Maintaining peaceful cooperation among the individuals and states of the world while ensuring full respect for human rights and sovereign equality is the most important reason for creating international trade agreements among individuals and nations.
There is a need for general rules to promote transactions among individuals, a need for result-oriented rules, procedures, and organizations to limit market failure, and a need for long-term constitutional rules of a higher rank that will protect the equal rights of citizens against abuses of policy-making processes and regulatory powers. All of these needs for the creation of rules have brought into existence international trade agreements that govern trade and commerce, protect human rights, and protect citizens against abuse of powers.
This paper will analyze in detail the historical account of trade agreements such as GATT, WHO, FTA, and NAFTA, the legal systems of the four multi-national processes, their dispute settlement systems, and the reasons behind why NAFTA is used in certain countries as opposed to GATT. Historical account of the General Agreement of Tariff and Trade (GATT)The General Agreement on Tariffs and Trade (GATT) was signed in the year1947 and was the result of a failure of negotiating governments to create the International Trade Organization which would govern international trade and commerce.
The GATT was established as a multilateral agreement regulating trade among more than 150 countries. The agreement was drawn out to present an international forum for member nations that encouraged free trade among them, by regulating and reducing tariffs on traded goods and providing a common mechanism and a set of rules for resolving disputes among trading parties. According to the GATT preamble, its main purpose is the “Substantial reduction of tariffs and other trade barriers and the elimination of preferences, on a reciprocal and mutually advantageous basis” The GATT operated as an actual organization conducting eight rounds of talks addressing multiple trade issues and resolving international disputes.
The Uruguay Round was completed on December 15, 1993, after seven years of negotiation and talks and resulted in an agreement among 117 countries that agreed to reduce trade barriers and create a more comprehensive and enforceable set of rules for world trade. The GATT agreement is considered to be the international counterpart to the United States tariff policy. The GATT agreement presented a code of conduct for international commercial relations. GATT committed its members to bring out trade liberalization through a process of consecutive negotiations and talks which were aimed at achieving cuts in protection levels.
The negotiations mentioned above were supposed to be based on the principles of non-discrimination and reciprocity. Negotiated concessions were extended to all member nations based on the ‘most favored nation’ clause and concessions made by one trading partner were to be balanced by concessions from other negotiations. The original GATT agreement aimed to gradually phase out all non-tariff protection measures to ensure transparency of those protectionist measures. The primary rules of the GATT were that there should be no discrimination between different foreign countries that are members of the agreement, that protection should chiefly be by the tariff, and that the tariff rates must be negotiable.

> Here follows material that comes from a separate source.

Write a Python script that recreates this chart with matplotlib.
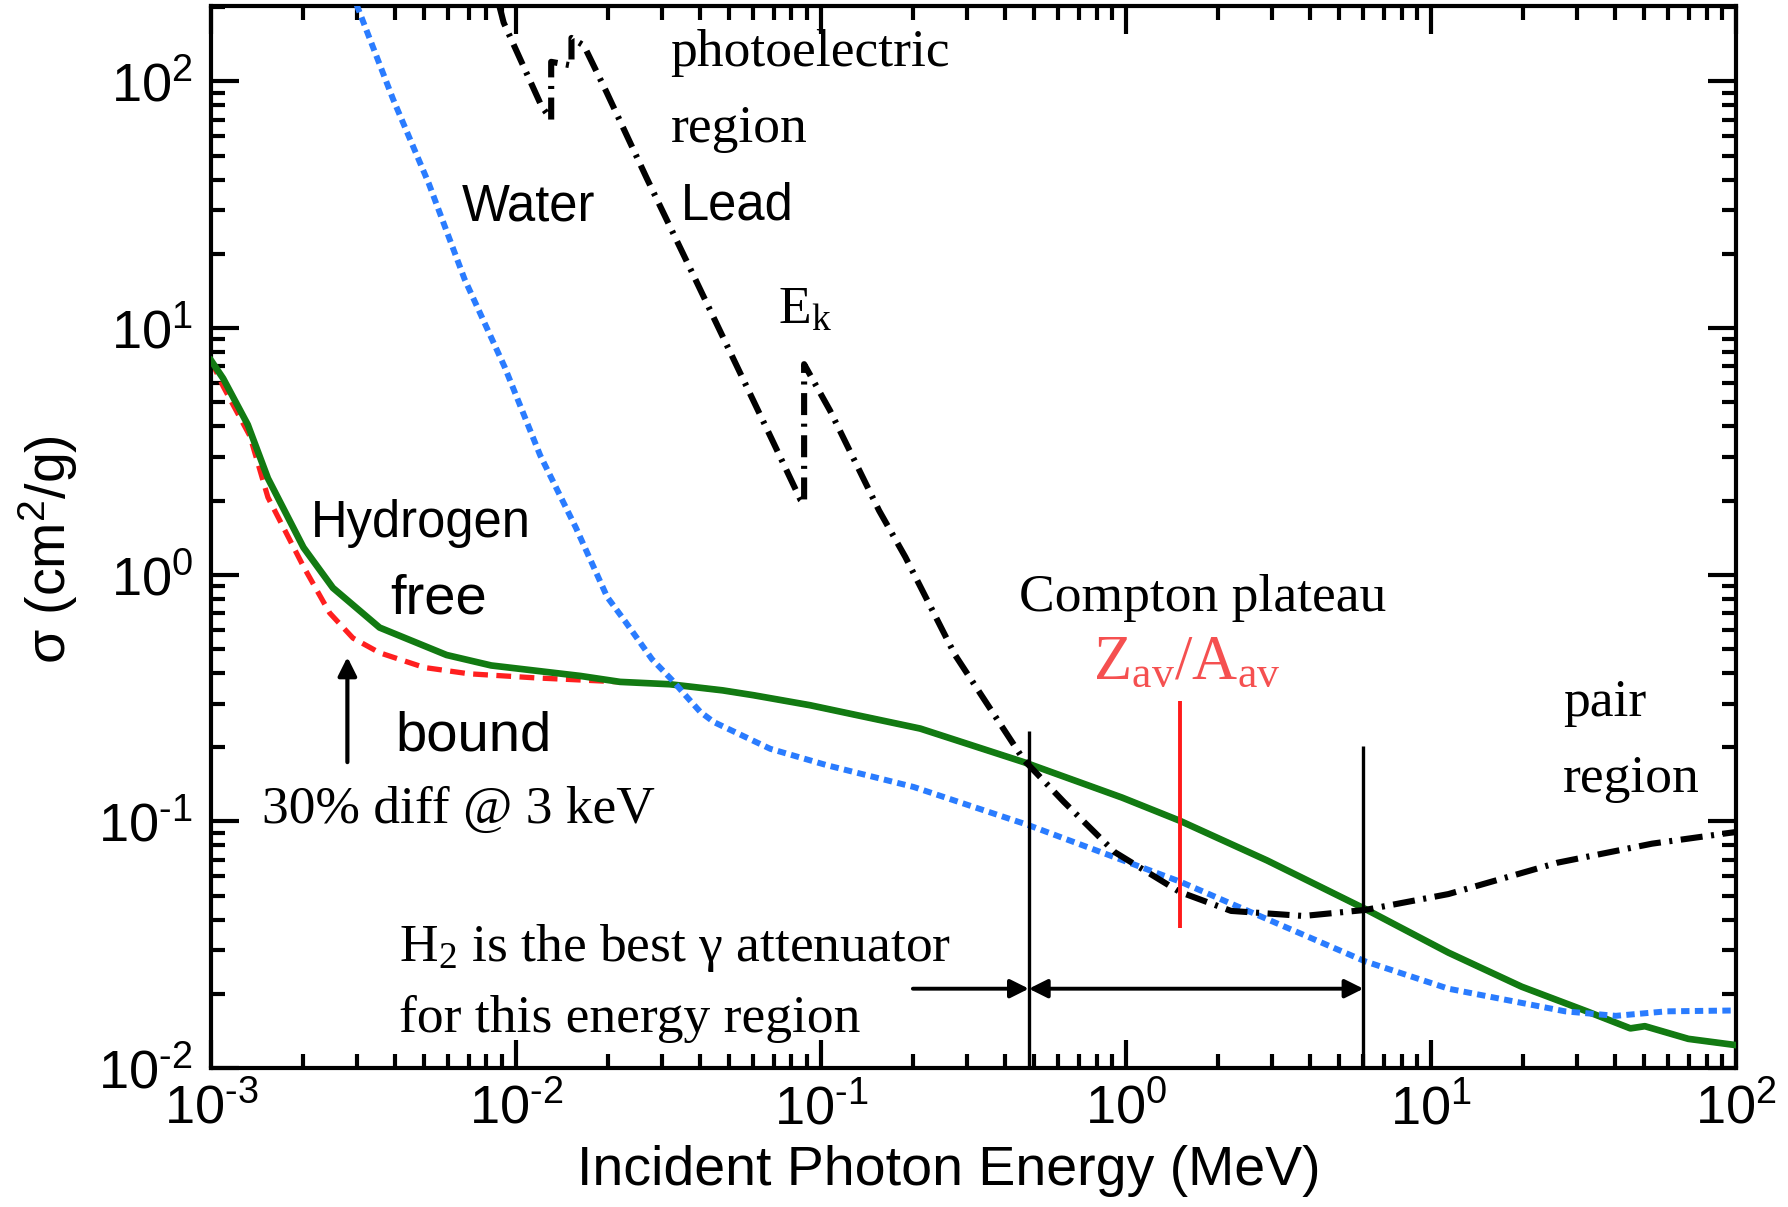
import numpy as np
import matplotlib
matplotlib.use("Agg")
import matplotlib.pyplot as plt
from matplotlib.ticker import LogLocator, NullFormatter, FuncFormatter

plt.rcParams.update({
    "font.family": "Liberation Sans",
    "mathtext.default": "regular",
    "axes.unicode_minus": False,
})
SERIF = "Liberation Serif"

GREEN, RED, BLUE, ZRED = "#127a12", "#ff1f1f", "#2a7cff", "#f55050"

# mass attenuation, energy in MeV, sigma in cm^2/g
h_free_e = [1e-3, 1.096e-3, 1.32e-3, 1.537e-3, 2.01e-3, 2.51e-3, 3.57e-3, 5.92e-3,
            8.29e-3, 0.01626, 0.02195, 0.0319, 0.0476, 0.060, 0.092, 0.2115, 0.462,
            0.970, 1.50, 2.90, 6.08, 11.4, 19.8, 32.4, 45.0, 50.2, 69.7, 100.0]
h_free_s = [7.4, 6.25, 4.06, 2.46, 1.29, 0.885, 0.611, 0.473,
            0.429, 0.389, 0.368, 0.360, 0.340, 0.325, 0.296, 0.238, 0.174,
            0.125, 0.1007, 0.0695, 0.0442, 0.0294, 0.0214, 0.0170, 0.0145, 0.0148,
            0.01315, 0.0124]

h_bound_e = [1e-3, 1.096e-3, 1.342e-3, 1.537e-3, 2.01e-3, 2.45e-3, 2.92e-3, 3.57e-3,
             5.0e-3, 7.0e-3, 0.0116] + h_free_e[10:]
h_bound_s = [7.4, 5.81, 3.65, 2.06, 1.08, 0.700, 0.554, 0.483,
             0.421, 0.397, 0.382] + h_free_s[10:]

water_e = [3.0e-3, 3.95e-3, 5.17e-3, 6.78e-3, 9.18e-3, 0.0120, 0.01574, 0.0199,
           0.0228, 0.0279, 0.0325, 0.0363, 0.0402, 0.0445, 0.0682, 0.1046, 0.2012,
           0.477, 1.50, 6.08, 11.4, 27.5, 40.3, 59.1, 100.0]
water_s = [205, 84.9, 38.7, 15.8, 6.95, 3.05, 1.545, 0.813,
           0.647, 0.455, 0.374, 0.320, 0.278, 0.253, 0.197, 0.169, 0.138,
           0.0968, 0.0571, 0.0271, 0.0210, 0.0170, 0.0163, 0.0170, 0.01714]

lead_e = [8.8e-3, 9.11e-3, 0.01213, 0.01304, 0.01304, 0.0152, 0.0152, 0.0167,
          0.0198, 0.0268, 0.0376, 0.0526, 0.0689, 0.0857, 0.088, 0.088, 0.107,
          0.155, 0.189, 0.275, 0.462, 0.6254, 0.918, 1.50, 2.21, 3.82, 6.08,
          11.4, 26.0, 53.0, 100.0]
lead_s = [204, 173, 79.3, 70, 120, 116, 150, 139.6,
          90.5, 40.6, 17.0, 7.14, 3.55, 2.01, 1.95, 7.14, 4.63,
          1.82, 1.18, 0.473, 0.1777, 0.120, 0.0751, 0.0518, 0.0434, 0.0414, 0.0438,
          0.0508, 0.0681, 0.0813, 0.0907]

# Compton plateau markers
plateau_e = [0.48, 6.0]
plateau_top = [0.232, 0.202]
zav_e, zav_lo, zav_hi = 1.5, 0.0371, 0.308
arrow_y = 0.021
arrow_from = 0.2
diff_e, diff_lo, diff_hi = 2.8e-3, 0.174, 0.464

fig = plt.figure(figsize=(17.88, 12.07), dpi=100)
ax = fig.add_axes([0.118, 0.115, 0.853, 0.880])
ax.set_xscale("log")
ax.set_yscale("log")
ax.set_xlim(1e-3, 1e2)
ax.set_ylim(1e-2, 2.02e2)

ax.plot(h_bound_e, h_bound_s, color=RED, lw=3.8, ls=(0, (2.8, 1.6)), zorder=2)
ax.plot(h_free_e, h_free_s, color=GREEN, lw=4.8, zorder=3)
ax.plot(water_e, water_s, color=BLUE, lw=4.3, ls=(0, (1.4, 0.9)), zorder=4)
ax.plot(lead_e, lead_s, color="k", lw=4.4, ls=(0, (3.6, 1.4, 0.5, 1.4)), zorder=5)

ax.vlines(plateau_e, 1e-2, plateau_top, color="k", lw=2.4, zorder=6)
ax.vlines(zav_e, zav_lo, zav_hi, color="#ff1a1a", lw=2.8, zorder=6)

ax.annotate("", xy=(plateau_e[0], arrow_y), xytext=(arrow_from, arrow_y),
            arrowprops=dict(arrowstyle="-|>", lw=2.8, color="k", mutation_scale=28,
                            shrinkA=0, shrinkB=0))
ax.annotate("", xy=(plateau_e[1], arrow_y), xytext=(plateau_e[0], arrow_y),
            arrowprops=dict(arrowstyle="<|-|>", lw=2.8, color="k", mutation_scale=28,
                            shrinkA=0, shrinkB=0))
ax.annotate("", xy=(diff_e, diff_hi), xytext=(diff_e, diff_lo),
            arrowprops=dict(arrowstyle="-|>", lw=3, color="k", mutation_scale=28,
                            shrinkA=0, shrinkB=0))

# labels
ax.text(0.0321, 130, "photoelectric", family=SERIF, fontsize=38.5, va="center")
ax.text(0.0321, 64.2, "region", family=SERIF, fontsize=38.5, va="center")
ax.text(6.65e-3, 31.1, "Water", fontsize=36.5, va="center")
ax.text(0.0348, 31.3, "Lead", fontsize=36.5, va="center")
ax.text(0.0723, 11.7, "E$_{k}$", family=SERIF, fontsize=38.5, va="center")
ax.text(2.13e-3, 1.61, "Hydrogen", fontsize=36.5, va="center")
ax.text(3.87e-3, 0.795, "free", fontsize=40.5, va="center")
ax.text(4.03e-3, 0.222, "bound", fontsize=40.5, va="center")
ax.text(1.47e-3, 0.111, "30% diff @ 3 keV", family=SERIF, fontsize=38.5, va="center")
ax.text(0.445, 0.805, "Compton plateau", family=SERIF, fontsize=38.5, va="center")
ax.text(0.778, 0.435, "Z$_{av}$/A$_{av}$", family=SERIF, fontsize=45, va="center",
        color=ZRED)
ax.text(27, 0.302, "pair", family=SERIF, fontsize=38.5, va="center")
ax.text(27, 0.148, "region", family=SERIF, fontsize=38.5, va="center")
ax.text(4.14e-3, 0.0307, "H$_{2}$ is the best \u03b3 attenuator", family=SERIF,
        fontsize=38.5, va="center")
ax.text(4.14e-3, 0.0158, "for this energy region", family=SERIF, fontsize=38.5,
        va="center")

ax.set_xlabel("Incident Photon Energy (MeV)", fontsize=40)
ax.set_ylabel("\u03c3 (cm$^{2}$/g)", fontsize=40)
ax.xaxis.set_label_coords(0.484, -0.072)
ax.yaxis.set_label_coords(-0.086, 0.488)


def decade(v, pos):
    e = int(round(np.log10(v)))
    return "10$^{%s}$" % str(e).replace("-", "\u2010")


for axis in (ax.xaxis, ax.yaxis):
    axis.set_major_locator(LogLocator(base=10, numticks=20))
    axis.set_minor_locator(LogLocator(base=10, subs=range(2, 10), numticks=20))
    axis.set_major_formatter(FuncFormatter(decade))
    axis.set_minor_formatter(NullFormatter())
ax.tick_params(which="both", direction="in", top=True, right=True, width=3)
ax.tick_params(which="major", length=20, labelsize=39)
ax.tick_params(which="minor", length=10)
ax.tick_params(axis="x", pad=11)
ax.tick_params(axis="y", pad=13)
for s in ax.spines.values():
    s.set_linewidth(3)

fig.savefig("out.png", dpi=100)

The code of conduct put forth by the GATT agreements came to being in the non-discriminatory application of negotiated tariff cutbacks. These tariff reductions were agreed upon at the major rounds of tariff and trade negotiations and talks which came after the changes proposed to the US trade agreements legislation. Between the years 1947 and 1967, there were six rounds similar to the above-mentioned one, and the seventh one was in progress in the mid-1970s. The tariff rates negotiated and agreed upon during the rounds are out down in schedules for each country.
For example, all tariff rates in the UK are put down in Schedule XIX and for the US the tariff rates are put down in Schedule XX. This has made GATT an archive of negotiated tariff rates for each of its member nations.